Но мне кажется важным, например, научиться страховать свою жизнь. Это, увы, не снижает вероятность стать жертвой террора (или просто жертвой жизни), но сильно ослабляет стресс, добавляя душевного спокойствия: ведь даже в худшем варианте ты защитишь близких от нищеты. Это западный, европейский, американский вариант понимания ответственности перед теми, кто зависит от нас, в противовес неосоветскому: "Я больше ни одной страховой конторе не верю!" (Не веришь? Почитай обзоры, выйди на сайты, прими участие в форуме. Нет доступа в интернет? Иди в интернет-кафе. Боишься? Так ругай себя, а не страховщиков!)
Мне кажется важным научиться не бояться психиатра, психотерапевта и научиться не считать заплаченный им гонорар напрасной тратой.
Мне кажется первостепенно важным научиться договариваться с такими же родителями, как и мы, о схеме найма и оплаты школьной охраны, перестав привычно ругать администрацию школы. Закон позволяет создать при любом учебном заведении попечительский совет, контролирующий абсолютно все – от набора учебных дисциплин до прохождения финансовых потоков: вот вам делегированная власть, и если она не реализована, то негодяев ищите не в РОНО и не в Кремле, а в собственной квартире.
Мне кажется важным научиться пользоваться имеющимся у нас правом организовывать (и защищать) свою жизнь именно на этом первичном уровне, уровне подъезда, двора, школы, жилтоварищества, community. В русском языке, заметьте, отсутствует этот термин. Но пока "старшие" глупо борются за посконную чистоту русского языка, "младшие" мудро насыщают его терминами, делающими понятными действие цивилизационных технологий.

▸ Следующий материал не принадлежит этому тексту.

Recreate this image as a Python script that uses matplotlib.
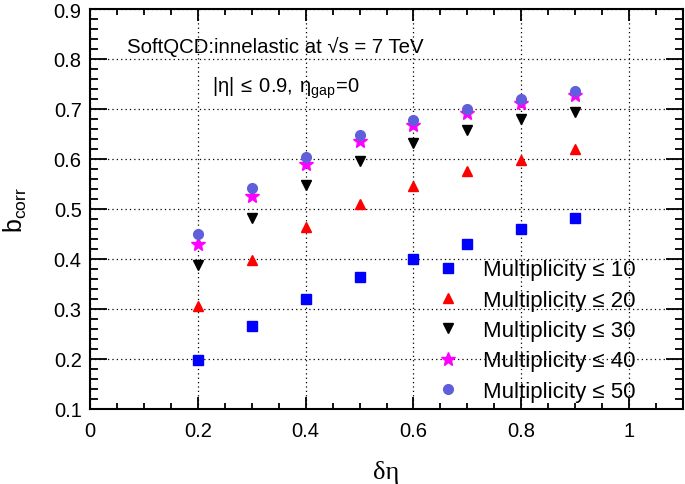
import matplotlib
matplotlib.use("Agg")
import matplotlib.pyplot as plt
from matplotlib.ticker import MultipleLocator

plt.rcParams['font.family'] = ['Liberation Sans', 'DejaVu Sans']
plt.rcParams['mathtext.fontset'] = 'custom'
plt.rcParams['mathtext.rm'] = 'Liberation Sans'
plt.rcParams['mathtext.it'] = 'Liberation Sans'
plt.rcParams['mathtext.bf'] = 'Liberation Sans:bold'

deta = [0.2, 0.3, 0.4, 0.5, 0.6, 0.7, 0.8, 0.9]
mult10 = [0.198, 0.266, 0.320, 0.364, 0.400, 0.431, 0.460, 0.483]
mult20 = [0.306, 0.398, 0.464, 0.510, 0.546, 0.576, 0.598, 0.620]
mult30 = [0.388, 0.482, 0.548, 0.596, 0.632, 0.658, 0.680, 0.695]
mult40 = [0.430, 0.527, 0.590, 0.637, 0.668, 0.692, 0.712, 0.728]
mult50 = [0.450, 0.542, 0.604, 0.648, 0.678, 0.700, 0.720, 0.736]
labels = ["Multiplicity ≤ 10", "Multiplicity ≤ 20", "Multiplicity ≤ 30",
          "Multiplicity ≤ 40", "Multiplicity ≤ 50"]

fig = plt.figure(figsize=(6.85, 4.85), dpi=100)
ax = fig.add_axes([90/685, 1-410/485, (683-90)/685, 400/485])

ax.plot(deta, mult10, ls='none', marker='s', ms=6.5, color='#0000ff', label=labels[0])
ax.plot(deta, mult20, ls='none', marker='^', ms=7.5, color='#ff0000', label=labels[1])
ax.plot(deta, mult30, ls='none', marker='v', ms=7.5, color='#000000', label=labels[2])
ax.plot(deta, mult40, ls='none', marker='*', ms=10, color='#ff00ff', label=labels[3])
ax.plot(deta, mult50, ls='none', marker='o', ms=7, color='#5f5fdc', label=labels[4])

ax.set_xlim(0, 1.1)
ax.set_ylim(0.1, 0.9)
ax.xaxis.set_major_locator(MultipleLocator(0.2))
ax.xaxis.set_minor_locator(MultipleLocator(0.05))
ax.yaxis.set_major_locator(MultipleLocator(0.1))
ax.yaxis.set_minor_locator(MultipleLocator(0.02))
ax.set_xticks([0, 0.2, 0.4, 0.6, 0.8, 1.0])
ax.set_xticklabels(['0', '0.2', '0.4', '0.6', '0.8', '1'])

ax.tick_params(which='both', direction='in', top=True, right=True, width=1.3, labelsize=14.5)
ax.tick_params(axis='x', which='major', length=8.6, pad=9)
ax.tick_params(axis='x', which='minor', length=4.3)
ax.tick_params(axis='y', which='major', length=12, pad=6)
ax.tick_params(axis='y', which='minor', length=6)
for s in ax.spines.values():
    s.set_linewidth(1.5)

ax.grid(True, which='major', color='black', ls=(0, (1, 2.5)), lw=0.9)

ax.set_xlabel('δη', family=['Liberation Serif', 'DejaVu Serif'], fontsize=19, labelpad=14)
ax.set_ylabel(r'b$_{\mathrm{corr}}$', fontsize=18, labelpad=18)

ax.text(0.0685, 0.814, 'SoftQCD:innelastic at √s = 7 TeV', fontsize=14.7, va='baseline', ha='left')
ax.text(0.226, 0.734, r'$\mathrm{|\eta|\:\leq\:0.9,\:\eta_{gap}\!=\!0}$', fontsize=14.5, va='baseline', ha='left')

ax.legend(loc='upper left', bbox_to_anchor=((430 - 90)/593, (410 - 256)/400), frameon=False,
          fontsize=16, handlelength=1.2, handletextpad=1.0, labelspacing=0.42,
          borderaxespad=0, borderpad=0.2)

fig.savefig('out.png', dpi=100)
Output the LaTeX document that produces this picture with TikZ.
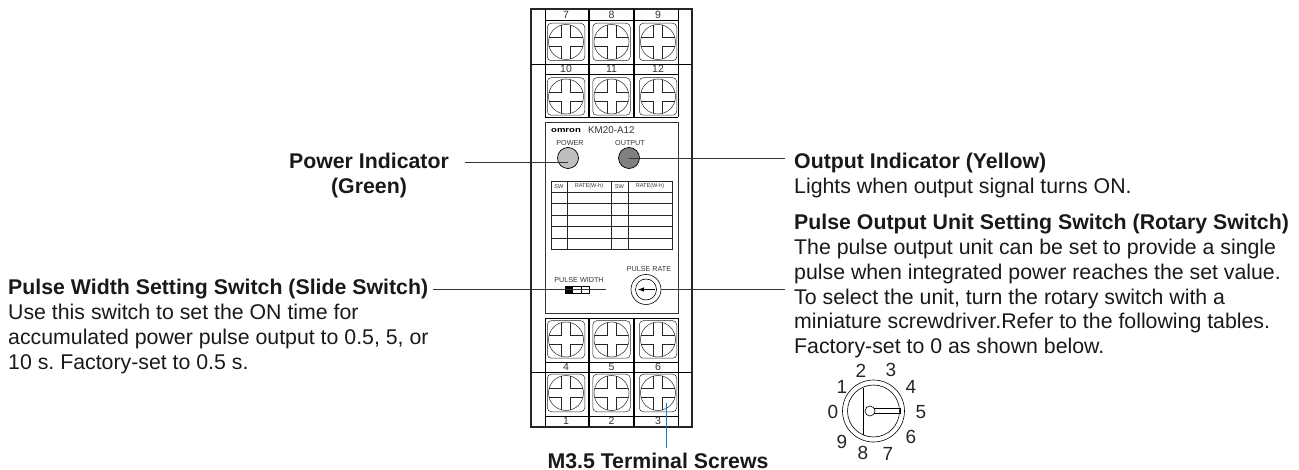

В толпе выявить чужака, оценить степень его опасности для окружающих, связаться, коли надо, с силовыми структурами – крайне трудно. В community подобное поведение – норма.
Я знаю, что нельзя защититься от всего, но знаю, что защищаться надо. Поэтому я с "младшими" против "старших".
У себя на радио я порой дразню умерших гусей из прошлого, и тогда мне звонят интеллигентные женщины и говорят: да сколько можно! Не ворошите мертвецов! Вы, Губин, долбаете советскую власть, потому что ее боитесь!
Целую им ручки. Как выясняется, мертвые гуси больно щиплют, и призрак Александра Матросова все ждет, кто следующий закроет амбразуру живым телом. Матросов не виноват, просто его не там похоронили. Вместо поля жертв – на аллее героев.
Надо бы перезахоронить, пока вновь не застрочил пулемет.